Unified framework for analysis and design optimization of a multirotor unmanned aerial vehicle

Abstract

Designing a small-scale multirotor UAV is a complicated procedure that requires multi-disciplinary analyses including rotor aerodynamics, structure, and electric propulsion system. However, owing to the complexity of multi-disciplinary analyses, the design of conventional multirotor UAVs heavily relies on the empirical methods through experimental data or legacy selections. These methods not only lack the firm physical basis for selecting the component, but also are extremely time-inefficient, requiring numerously repetitive experiments.

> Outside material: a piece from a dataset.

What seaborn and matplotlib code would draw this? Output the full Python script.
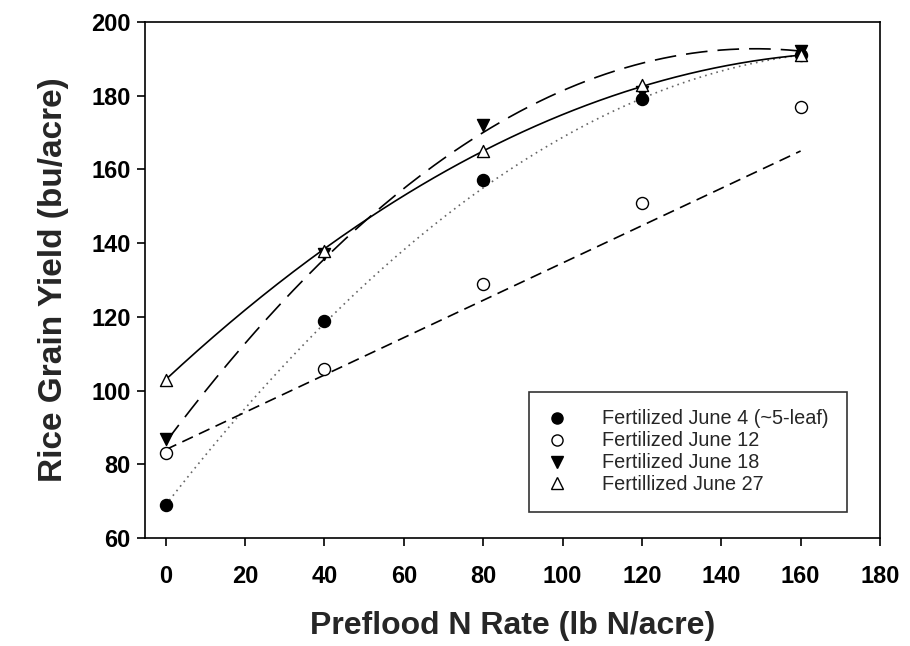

In order to establish a systematic design procedure for multirotor UAVs, the unified design optimization framework, titled as Conceptual Layout Optimization for Universal Drone Systems (CLOUDS), was developed in this study. CLOUDS consists of five multi-disciplinary analysis modules including aerodynamics and electric propulsion system. Utilizing these modules, it can accurately estimate the performance of the system in response to the variation of the combination of components, showing high accuracy of predicting the flight time within 10% deviation. As such, the optimal configuration of multirotors could be designed for a specific mission. Based on the developed framework, correlations between the variables are found using Self-Organizing Maps (SOM) and Analysis of Variance (ANOVA). Additionally, design optimizations were conducted for two hover missions with different time as an example. The optimum design solution was presented by analyzing the optimization results.